The great thing about being over the river from some of the world’s top Renaissance sights is the views, and the Oltrarno is making the most of this, with ancient buildings repurposed as bars and restaurants, and bringing more passing trade for artisans. (There is a project afoot to mark all the Oltrarno workshops – ceramicists, jewellers, woodworkers, paper marblers and more – on Google Maps.)
For a stay with great views, Al Giardino delle Rose (doubles from €100, algiardinodellerose.com) is a cute guesthouse on a hilly street near the Rose Garden, but the owners also let a one-bedroom flat (sleeps four, with sofabed, from €160 a night) on narrow Via Toscanella, near the Ponte Vecchio. More stylish Soprarno Suites on Via Maggio (doubles from €130 B&B, soprarnosuites.com) has 10 rooms displaying offbeat art. For a budget bed, new hostel Tasso (from €25pp B&B, ostellotassofirenze.it) has minimal, chic rooms and dorms.

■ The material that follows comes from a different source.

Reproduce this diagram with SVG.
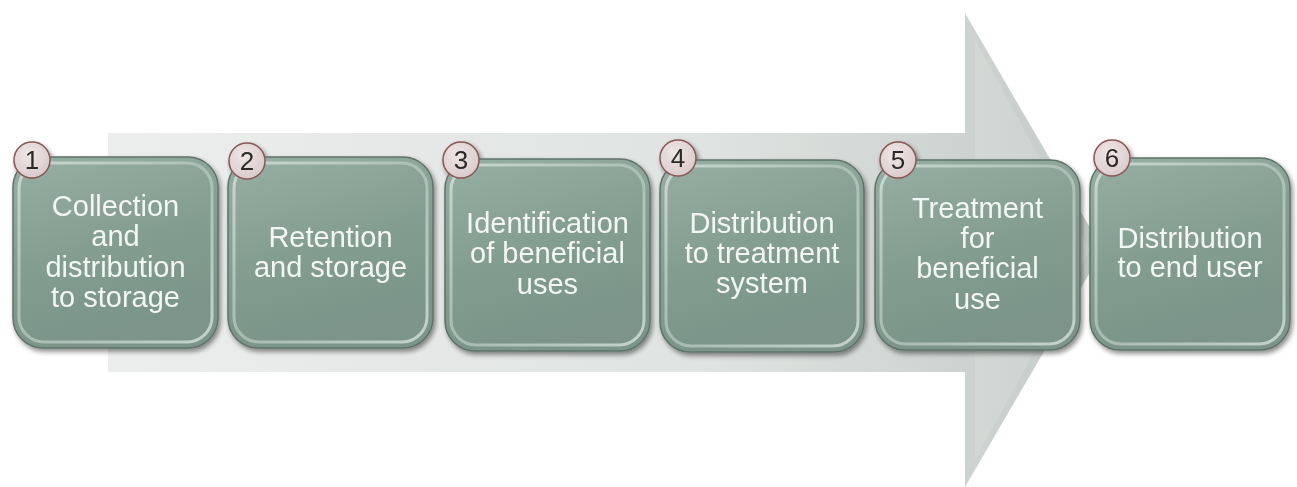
<svg xmlns="http://www.w3.org/2000/svg" width="1297" height="487" viewBox="0 0 1297 487">
<defs>
<linearGradient id="arrowG" x1="0" y1="0" x2="1" y2="0">
<stop offset="0" stop-color="#eceeed"/>
<stop offset="0.6" stop-color="#dfe3e1"/>
<stop offset="1" stop-color="#c3cbc7"/>
</linearGradient>
<linearGradient id="boxG" x1="0" y1="0" x2="0.3" y2="1">
<stop offset="0" stop-color="#97aea3"/>
<stop offset="0.55" stop-color="#849d91"/>
<stop offset="1" stop-color="#7b9489"/>
</linearGradient>
<linearGradient id="rimG" x1="0" y1="0" x2="1" y2="1">
<stop offset="0" stop-color="#dfeae4"/>
<stop offset="0.5" stop-color="#b8cac1"/>
<stop offset="1" stop-color="#e4ede8"/>
</linearGradient>
<radialGradient id="badgeG" cx="0.4" cy="0.35" r="0.7">
<stop offset="0" stop-color="#efe6e6"/>
<stop offset="1" stop-color="#d8caca"/>
</radialGradient>
<filter id="sh" x="-10%" y="-10%" width="130%" height="130%">
<feGaussianBlur in="SourceAlpha" stdDeviation="2.5"/>
<feOffset dx="2" dy="3"/>
<feComponentTransfer><feFuncA type="linear" slope="0.45"/></feComponentTransfer>
<feMerge><feMergeNode/><feMergeNode in="SourceGraphic"/></feMerge>
</filter>
</defs>
<style>
.box{fill:url(#boxG);stroke:#5f7369;stroke-width:1.5}
.rim{fill:none;stroke:url(#rimG);stroke-width:3;opacity:0.7}
.lbl{font-family:"Liberation Sans",Arial,sans-serif;font-size:29px;fill:#f3f6f4;text-anchor:middle}
.num{font-family:"Liberation Sans",Arial,sans-serif;font-size:26px;fill:#2a2a2a;text-anchor:middle}
.badge{fill:url(#badgeG);stroke:#8b5656;stroke-width:1.5}
</style>
<rect width="1297" height="487" fill="#ffffff"/>
<g id="arrow">
<path d="M108,133 L965,133 L965,13 L1103,250 L965,487 L965,372 L108,372 Z" fill="url(#arrowG)"/>
<path d="M975,40 L1090,250 L975,460 Z" fill="#ffffff" opacity="0.12"/>
</g>
<g id="connectors"></g>
<g id="node1" filter="url(#sh)">
<rect class="box" x="13" y="157" width="205" height="191" rx="30"/>
<rect class="rim" x="19" y="163" width="193" height="179" rx="25"/>
<text class="lbl"><tspan x="115.5" y="216">Collection</tspan><tspan x="115.5" y="246">and</tspan><tspan x="115.5" y="277">distribution</tspan><tspan x="115.5" y="307">to storage</tspan></text>
<circle class="badge" cx="32" cy="160" r="18"/><text class="num" x="32" y="169">1</text>
</g>
<g id="node2" filter="url(#sh)">
<rect class="box" x="228" y="157" width="205" height="191" rx="30"/>
<rect class="rim" x="234" y="163" width="193" height="179" rx="25"/>
<text class="lbl"><tspan x="330.5" y="247">Retention</tspan><tspan x="330.5" y="277">and storage</tspan></text>
<circle class="badge" cx="247" cy="161" r="18"/><text class="num" x="247" y="170">2</text>
</g>
<g id="node3" filter="url(#sh)">
<rect class="box" x="445" y="159" width="205" height="192" rx="30"/>
<rect class="rim" x="451" y="165" width="193" height="180" rx="25"/>
<text class="lbl"><tspan x="547.5" y="233">Identification</tspan><tspan x="547.5" y="263">of beneficial</tspan><tspan x="547.5" y="294">uses</tspan></text>
<circle class="badge" cx="461" cy="160" r="18"/><text class="num" x="461" y="169">3</text>
</g>
<g id="node4" filter="url(#sh)">
<rect class="box" x="660" y="160" width="204" height="192" rx="30"/>
<rect class="rim" x="666" y="166" width="192" height="180" rx="25"/>
<text class="lbl"><tspan x="762" y="233">Distribution</tspan><tspan x="762" y="263">to treatment</tspan><tspan x="762" y="293">system</tspan></text>
<circle class="badge" cx="678" cy="158" r="18"/><text class="num" x="678" y="167">4</text>
</g>
<g id="node5" filter="url(#sh)">
<rect class="box" x="875" y="160" width="205" height="190" rx="30"/>
<rect class="rim" x="881" y="166" width="193" height="178" rx="25"/>
<text class="lbl"><tspan x="977.5" y="218">Treatment</tspan><tspan x="977.5" y="248">for</tspan><tspan x="977.5" y="278">beneficial</tspan><tspan x="977.5" y="309">use</tspan></text>
<circle class="badge" cx="898" cy="160" r="18"/><text class="num" x="898" y="169">5</text>
</g>
<g id="node6" filter="url(#sh)">
<rect class="box" x="1090" y="158" width="200" height="192" rx="30"/>
<rect class="rim" x="1096" y="164" width="188" height="180" rx="25"/>
<text class="lbl"><tspan x="1190" y="248">Distribution</tspan><tspan x="1190" y="277">to end user</tspan></text>
<circle class="badge" cx="1112" cy="158" r="18"/><text class="num" x="1112" y="167">6</text>
</g>
</svg>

New places to eat include ZEB gastronomia on Via San Miniato: it has no menu but a tempting counter display of soups, pastas and mains. Or make a night of it at The Speakeasy 23, on Via San Niccolò, which has wines, craft beers and deli items, plus live music or DJ sets Wednesday to Sunday.
Berberè pizza joint
Berberè, Bologna’s right-on pizza joint, chose the Oltrarno’s Piazza De’ Nerli for its Florence outpost, serving sustainable pizzas and craft beers under whitewashed arches with modernist “frescoes”. Equally organic, and near the Tasso hostel, Gnam does good-value soups and burgers.
Stay sustainable with a choice of 150 organic wines to wash down “zero-km” vegetable dishes at Vivanda, near the Pitti Palace. Or head to Bevo Vino on Via San Niccolò for free aperitivo snacks with a glass of prosecco.
New shops include the studio of Marina Calamai (marinacalamai.it ) on Via Santo Spirito. Her, who creates crazy cake-themed sculptures, paintings and jewellery. The jewellery is equally unusual, if less gastronomic, at Angela Caputi (angelacaputi.com) up the street, as are the beautiful clothes and accessories at Quelle Tre (quelletre.it), run by three designer sisters.
But don’t bank on parking up the steps from Bevo Vino in panoramic Piazzale Michelangelo – it, too, is in the mayor’s sights: he promises to have the square cleared and pedestrianised by the end of the year.